Решение о закрытии Литинститута вскоре после вспышки студенческого недовольства отменили. А мне после кабинета, в который меня внес сибиряк-однокурсник, показалось, что, если даже кто-нибудь и согласится прописать меня на своей жилплощади, органы не оставят в покое, в лучшем случае, вышлют в Баку. Но для меня в тот момент это был самый худший случай. И я еще перед больницей Лены, неосмотрительно тратившая свои нервные запасы на бессмысленные доказательства, я, униженная и унижающаяся, пошла на последнее, что помогло хотя бы отцу оставаться неподалеку от дочери. Пусть я даже не буду в состоянии навещать. Нужно было добиться инвалидности 1-й группы, и я добилась, отказавшись ходить и есть, имитируя падучую. Я так вболелась в свою роль, что уже не могла из нее выйти. Опять же Годик написал ходатайство, чтобы меня положили в кремлевку, где, надо сказать, наихудшее психиатрическое отделение, — полы паркетные — врачи анкетные, но где, к счастью, раз в неделю анкетных врачей выручал консультант-светило. Под ходатайством поставили подписи несколько крупных деятелей культуры, в том числе народный художник СССР Николай Жуков, создавший портретную лениниану, и зимой 61-го, незадолго до того, как я частушки импровизировала, сделавший в Малеевке три моих портрета тушью. В кремлевке, не разобравшись, хоть я сквозь люминальную дремоту и призналась в симуляции, меня, совершенно тишайше помешанную, тридцатипятикилограммовую, отвезли в отделение для буйных, помнится, в полуподвал. И — все.
Моя последняя галлюцинация была не кошмарна, а целительна.

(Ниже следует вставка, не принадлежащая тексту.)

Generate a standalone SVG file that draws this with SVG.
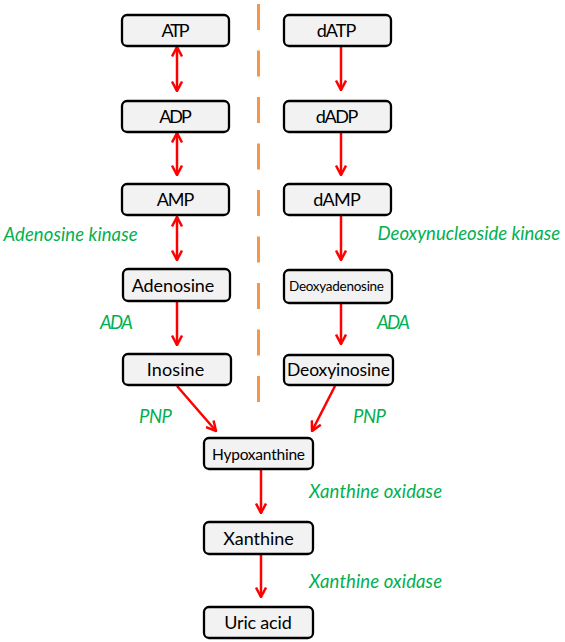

Ко мне слетелся целый рой ангелов, и они, маленькие, с крыльями белых мотыльков, пели мне в мягком, в нейтральном свете, чуть позолоченном февральским солнцем, а я стояла и крестилась. И тут в мою одноместную палату вошла костлявая, седая, стриженная под мальчика старуха с криком: «Не православная она, православные так часто не крестятся!». Но при появлении костлявой старухи ангелы-мотыльки еще несколько мгновений не разлетались, пели, трепеща крылышками, а я продолжала креститься и просить прощенья. Я еще не могла различить, что мотыльковообразные с флейтовыми голосами ангелы — еще бред, а старуха — уже сущая реальность. Это была впавшая в старческий маразм личная секретарша Ленина, и ее, несчастную, шумно умирающую, держали здесь, в глухом отсеке буйных. Наконец секретаршу Ленина увели, и ангелы разлетелись, и мое возвращение в реальность подтвердил голос консультанта-светилы Морозова, но не того, что работал в институте Сербского и определял у инакомыслящих вялотекущую шизофрению. Этот Морозов посмотрел мне в глаза: «Ну, молодчина, глазки у нас совершенно ясные и мы на своих ножках, слава Богу, держимся. Сильная у нас головушка, мы, моя голубушка, победили люминал».
Может быть, потому и не очень люблю спектакли, что сама их, униженно, вынужденно, ничтожно, бесстыдно устраивала. Нет, ни при каких обстоятельствах жизни, ни при какой жестоковыйной власти не имеет права человек доводить себя до лишения рассудка. А в особенности — уничижать свою душу до болезни, ибо душа — принадлежит Богу. Но, наказав меня, Он меня и пожалел, и вот я, живая, и думаю в Швейцарии о «Петербургских сновидениях» по роману «Униженные и оскорбленные».
Видимо, красивому и в старости Завадскому не понравилась откровенность, с какой я отозвалась о его постановке: «Юрий Александрович, все было бы сверх всяких похвал, кабы перед началом действия вы не вещали в динамик, что Достоевский не верил в Бога и тому подобное». На объяснения Завадского: «так надо…» — я, каюсь, по-максималистски, несправедливо-высокомерно дернула плечом. А ведь такое времечко было, — вынуждало Завадского в черный квадрат динамика открещиваться от религиозности Достоевского.